Não posso deixar de mencionar que há casos em que a relação à distância se torna mais complicada quando um (ou mais) dos elementos é poliamorosx, já que facilmente se pode sentir:
  • Falta da componente de toque na relação – para as pessoas cuja Love Language é o toque físico, estar longe dx parceirx torna-se muito complicado, o que pode dar azo a rupturas na relação.
  • Insegurança – a insegurança fica exacerbada quando x loved one está longe, já que é mais difícil ter um abraço/toque que assegure que tudo está bem. Também é mais fácil ter o pensamento “Elx vai-se apaixonar por outra pessoa e esquecer-se de mim”.
  • Sentimento de injustiça – A pessoa que mora mais longe pode-se ressentir, já que geralmente o tempo e atenção que x partner despende em si é inferior ao que despende com parceirxs locais. Isto pode originar uma necessidade de compensação extra por parte de quem tem amores locais e à distância – acabando por haver uma guerra de atenções e necessidades.

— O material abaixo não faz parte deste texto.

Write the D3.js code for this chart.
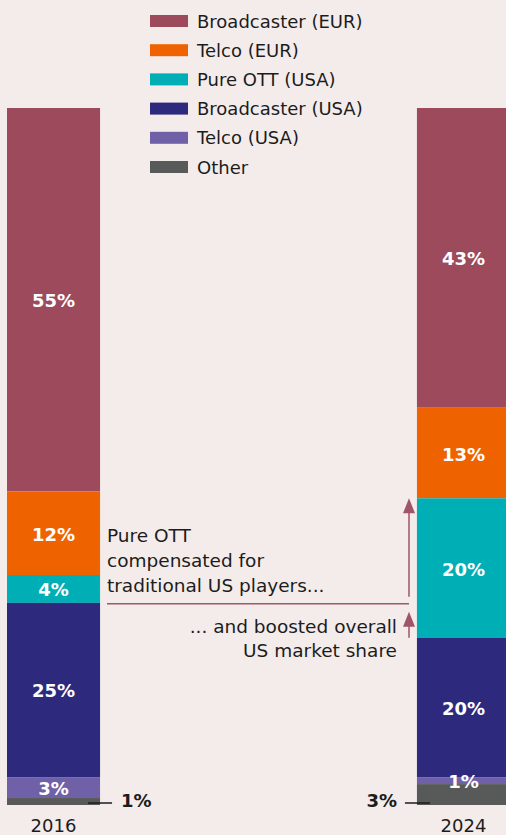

  • Dificuldades com a logística ou custos – pensando de forma mais racional, uma relação à distância implica muitas vezes custos em viagens, estadia em hotéis, dias de férias do trabalho e outras questões logísticas que dificultam a vida dos parceirxs, e mexem também com as finanças e agenda dxs parceirxs locais.


 Alguns conselhos para quem está a pensar entrar numa relação de longa distância (ou transitar de uma relação local para à distância):
  • Usem as novas tecnologias - Whatsapp, Facebook, Instagram, Skype, chamadas de vídeo ajudam a encurtar a distância e a manter a comunicação fluída
  • Desenvolvam rituais de casal – Mensagens de bom dia, fotografias dos vossos locais favoritos, chamadas de vídeo à quinta-feira à noite… pequenas coisas ajudam a lembrar que a relação ainda continua forte mesmo que não se possam ver cara-a-cara
  • Façam check-in periódico à relação – Elaborem uma lista de perguntas sobre a relação para discutir de X em X tempo. Exemplos de perguntas que podem ajudar: “O que posso fazer para te deixar mais segurx nesta relação?”, “O que fizemos esta semana que te fez feliz?”, “Quanto tempo por semana precisas para não te sentires negligenciadx?”, “Continuas confortável com a não monogamia? O que posso fazer para te deixar mais confortável?”
  • Façam check-ins convosco mesmxs – “estou feliz nesta relação?”, “sinto-me segurx de que elx tem interesse na relação? Se não, tenho que lhe dizer”, “os meus ciúmes são inseguranças pessoas?”, “será que consigo despender mais tempo da minha semana para comunicar com x parceirx?”
  • Conheçam xs metamores – Conhecerem xs outrxs parceirxs dx loved one ajuda a sentir menos insegurança e medo de “serem trocadxs”

A minha opinião pessoal (foco na palavra *pessoal*) é que uma relação à distância é mais simples se as pessoas forem poliamorosas, tiverem boa comunicação e discutirem expectativas regularmente. E, posto isto, vou-me agarrar ao telemóvel outra vez.